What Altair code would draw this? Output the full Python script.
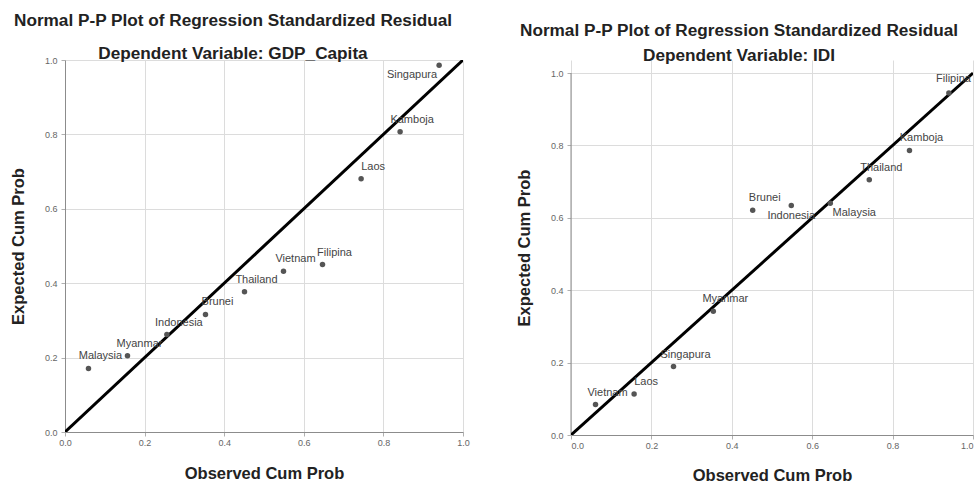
import altair as alt
import pandas as pd

# ---- data ----
countries_gdp = ["Malaysia", "Myanmar", "Indonesia", "Brunei", "Thailand",
                 "Vietnam", "Filipina", "Laos", "Kamboja", "Singapura"]
observed_gdp = [0.059, 0.157, 0.256, 0.353, 0.451, 0.549, 0.647, 0.744, 0.842, 0.940]
expected_gdp = [0.171, 0.205, 0.262, 0.316, 0.377, 0.432, 0.450, 0.681, 0.807, 0.986]

countries_idi = ["Vietnam", "Laos", "Singapura", "Myanmar", "Brunei",
                 "Indonesia", "Malaysia", "Thailand", "Kamboja", "Filipina"]
observed_idi = [0.061, 0.157, 0.255, 0.354, 0.452, 0.548, 0.645, 0.742, 0.842, 0.940]
expected_idi = [0.084, 0.113, 0.189, 0.342, 0.621, 0.634, 0.640, 0.705, 0.786, 0.945]

ref_line = [0.0, 1.0]
tick_values = [0.0, 0.2, 0.4, 0.6, 0.8, 1.0]

main_title = "Normal P-P Plot of Regression Standardized Residual"
sub_gdp = "Dependent Variable: GDP_Capita"
sub_idi = "Dependent Variable: IDI"
x_title = "Observed Cum Prob"
y_title = "Expected Cum Prob"

FONT = "Liberation Sans"
TXT = dict(font=FONT, fontSize=11, color="#444444", clip=True)


def label_layer(base, x, y, names, keep, **kw):
    pred = alt.FieldOneOfPredicate(field="country", oneOf=list(names))
    src = base.transform_filter(pred if keep else ~pred)
    return src.mark_text(**TXT, **kw).encode(x=x, y=y, text="country:N")


def panel(names, obs, exp, width, height, y_top, title_params, y_title_pad,
          x_title_pad, below_left=(), below_center=(), below_right=(),
          edge_right=(), x_flush=False, draw_domain=False):
    df = pd.DataFrame({"country": names, "obs": obs, "exp": exp})
    line_df = pd.DataFrame({"obs": ref_line, "exp": ref_line})

    x = alt.X("obs:Q", scale=alt.Scale(domain=[0, 1], nice=False),
              axis=alt.Axis(values=tick_values, format=".1f", title=x_title,
                            labelFlush=x_flush, titlePadding=x_title_pad,
                            labelPadding=2))
    y = alt.Y("exp:Q", scale=alt.Scale(domain=[0, y_top], nice=False),
              axis=alt.Axis(values=tick_values, format=".1f", title=y_title,
                            titlePadding=y_title_pad, domain=not draw_domain))

    base = alt.Chart(df)
    layers = []
    if draw_domain:
        dom_df = pd.DataFrame({"exp": [ref_line[0]], "exp_end": [ref_line[1]]})
        layers.append(alt.Chart(dom_df).mark_rule(color="#8c8c8c", strokeWidth=1).encode(
            x=alt.value(0), y=alt.Y("exp:Q"), y2="exp_end:Q"))
    layers.append(alt.Chart(line_df).mark_line(color="black", strokeWidth=3,
                                               clip=True).encode(x=x, y=y))
    layers.append(base.mark_circle(size=30, color="#555555", opacity=1).encode(x=x, y=y))

    special = list(below_left) + list(below_center) + list(below_right) + list(edge_right)
    layers.append(label_layer(base, x, y, special or ["__"], False,
                              align="center", baseline="middle", dx=12, dy=-12))
    if below_left:
        layers.append(label_layer(base, x, y, below_left, True,
                                  align="right", baseline="middle", dx=-2, dy=10))
    if below_center:
        layers.append(label_layer(base, x, y, below_center, True,
                                  align="center", baseline="middle", dx=0, dy=11))
    if below_right:
        layers.append(label_layer(base, x, y, below_right, True,
                                  align="center", baseline="middle", dx=24, dy=10))
    if edge_right:
        layers.append(label_layer(base, x, y, edge_right, True,
                                  align="right", baseline="middle", dx=22, dy=-14))

    return alt.layer(*layers).properties(width=width, height=height, title=title_params)


left_title = alt.TitleParams(
    text=main_title, subtitle=sub_gdp, anchor="middle", font=FONT,
    subtitleFont=FONT, fontSize=17.2, subtitleFontSize=17.2, fontWeight="bold",
    subtitleFontWeight="bold", color="#222222", subtitleColor="#222222",
    offset=-6, subtitlePadding=16, dx=-31)

right_title = alt.TitleParams(
    text=main_title, subtitle=sub_idi, anchor="middle", font=FONT,
    subtitleFont=FONT, fontSize=17.2, subtitleFontSize=17.2, fontWeight="bold",
    subtitleFontWeight="bold", color="#222222", subtitleColor="#222222",
    offset=-4, subtitlePadding=8, dx=-33)

left = panel(countries_gdp, observed_gdp, expected_gdp, 398, 372, 1.0,
             left_title, 18, 18, below_left=["Singapura"])
right = panel(countries_idi, observed_idi, expected_idi, 402, 375, 375 / 362,
              right_title, 18, 17, below_center=["Indonesia"],
              below_right=["Malaysia"], edge_right=["Filipina"], x_flush=True,
              draw_domain=True)

chart = alt.hconcat(left, right, spacing=46).properties(
    padding={"left": 10, "top": 11, "right": 0, "bottom": 0}
).configure_view(stroke=None).configure_axis(
    gridColor="#dcdcdc", domainColor="#8c8c8c", tickColor="#b0b0b0",
    tickSize=4, labelPadding=4, labelColor="#666666", labelFont=FONT,
    labelFontSize=9, titleFont=FONT, titleFontSize=16.5,
    titleFontWeight="bold", titleColor="#222222"
)

chart.save("out.html", embed_options={"renderer": "svg", "actions": False})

══════════

**To be done**
Transcribe the material exactly, leaving every picture out.

**Answer in full**
What Altair code would draw this? Output the full Python script.
import altair as alt
import pandas as pd

# ---- data ----
countries_gdp = ["Malaysia", "Myanmar", "Indonesia", "Brunei", "Thailand",
                 "Vietnam", "Filipina", "Laos", "Kamboja", "Singapura"]
observed_gdp = [0.059, 0.157, 0.256, 0.353, 0.451, 0.549, 0.647, 0.744, 0.842, 0.940]
expected_gdp = [0.171, 0.205, 0.262, 0.316, 0.377, 0.432, 0.450, 0.681, 0.807, 0.986]

countries_idi = ["Vietnam", "Laos", "Singapura", "Myanmar", "Brunei",
                 "Indonesia", "Malaysia", "Thailand", "Kamboja", "Filipina"]
observed_idi = [0.061, 0.157, 0.255, 0.354, 0.452, 0.548, 0.645, 0.742, 0.842, 0.940]
expected_idi = [0.084, 0.113, 0.189, 0.342, 0.621, 0.634, 0.640, 0.705, 0.786, 0.945]

ref_line = [0.0, 1.0]
tick_values = [0.0, 0.2, 0.4, 0.6, 0.8, 1.0]

main_title = "Normal P-P Plot of Regression Standardized Residual"
sub_gdp = "Dependent Variable: GDP_Capita"
sub_idi = "Dependent Variable: IDI"
x_title = "Observed Cum Prob"
y_title = "Expected Cum Prob"

FONT = "Liberation Sans"
TXT = dict(font=FONT, fontSize=11, color="#444444", clip=True)


def label_layer(base, x, y, names, keep, **kw):
    pred = alt.FieldOneOfPredicate(field="country", oneOf=list(names))
    src = base.transform_filter(pred if keep else ~pred)
    return src.mark_text(**TXT, **kw).encode(x=x, y=y, text="country:N")


def panel(names, obs, exp, width, height, y_top, title_params, y_title_pad,
          x_title_pad, below_left=(), below_center=(), below_right=(),
          edge_right=(), x_flush=False, draw_domain=False):
    df = pd.DataFrame({"country": names, "obs": obs, "exp": exp})
    line_df = pd.DataFrame({"obs": ref_line, "exp": ref_line})

    x = alt.X("obs:Q", scale=alt.Scale(domain=[0, 1], nice=False),
              axis=alt.Axis(values=tick_values, format=".1f", title=x_title,
                            labelFlush=x_flush, titlePadding=x_title_pad,
                            labelPadding=2))
    y = alt.Y("exp:Q", scale=alt.Scale(domain=[0, y_top], nice=False),
              axis=alt.Axis(values=tick_values, format=".1f", title=y_title,
                            titlePadding=y_title_pad, domain=not draw_domain))

    base = alt.Chart(df)
    layers = []
    if draw_domain:
        dom_df = pd.DataFrame({"exp": [ref_line[0]], "exp_end": [ref_line[1]]})
        layers.append(alt.Chart(dom_df).mark_rule(color="#8c8c8c", strokeWidth=1).encode(
            x=alt.value(0), y=alt.Y("exp:Q"), y2="exp_end:Q"))
    layers.append(alt.Chart(line_df).mark_line(color="black", strokeWidth=3,
                                               clip=True).encode(x=x, y=y))
    layers.append(base.mark_circle(size=30, color="#555555", opacity=1).encode(x=x, y=y))

    special = list(below_left) + list(below_center) + list(below_right) + list(edge_right)
    layers.append(label_layer(base, x, y, special or ["__"], False,
                              align="center", baseline="middle", dx=12, dy=-12))
    if below_left:
        layers.append(label_layer(base, x, y, below_left, True,
                                  align="right", baseline="middle", dx=-2, dy=10))
    if below_center:
        layers.append(label_layer(base, x, y, below_center, True,
                                  align="center", baseline="middle", dx=0, dy=11))
    if below_right:
        layers.append(label_layer(base, x, y, below_right, True,
                                  align="center", baseline="middle", dx=24, dy=10))
    if edge_right:
        layers.append(label_layer(base, x, y, edge_right, True,
                                  align="right", baseline="middle", dx=22, dy=-14))

    return alt.layer(*layers).properties(width=width, height=height, title=title_params)


left_title = alt.TitleParams(
    text=main_title, subtitle=sub_gdp, anchor="middle", font=FONT,
    subtitleFont=FONT, fontSize=17.2, subtitleFontSize=17.2, fontWeight="bold",
    subtitleFontWeight="bold", color="#222222", subtitleColor="#222222",
    offset=-6, subtitlePadding=16, dx=-31)

right_title = alt.TitleParams(
    text=main_title, subtitle=sub_idi, anchor="middle", font=FONT,
    subtitleFont=FONT, fontSize=17.2, subtitleFontSize=17.2, fontWeight="bold",
    subtitleFontWeight="bold", color="#222222", subtitleColor="#222222",
    offset=-4, subtitlePadding=8, dx=-33)

left = panel(countries_gdp, observed_gdp, expected_gdp, 398, 372, 1.0,
             left_title, 18, 18, below_left=["Singapura"])
right = panel(countries_idi, observed_idi, expected_idi, 402, 375, 375 / 362,
              right_title, 18, 17, below_center=["Indonesia"],
              below_right=["Malaysia"], edge_right=["Filipina"], x_flush=True,
              draw_domain=True)

chart = alt.hconcat(left, right, spacing=46).properties(
    padding={"left": 10, "top": 11, "right": 0, "bottom": 0}
).configure_view(stroke=None).configure_axis(
    gridColor="#dcdcdc", domainColor="#8c8c8c", tickColor="#b0b0b0",
    tickSize=4, labelPadding=4, labelColor="#666666", labelFont=FONT,
    labelFontSize=9, titleFont=FONT, titleFontSize=16.5,
    titleFontWeight="bold", titleColor="#222222"
)

chart.save("out.html", embed_options={"renderer": "svg", "actions": False})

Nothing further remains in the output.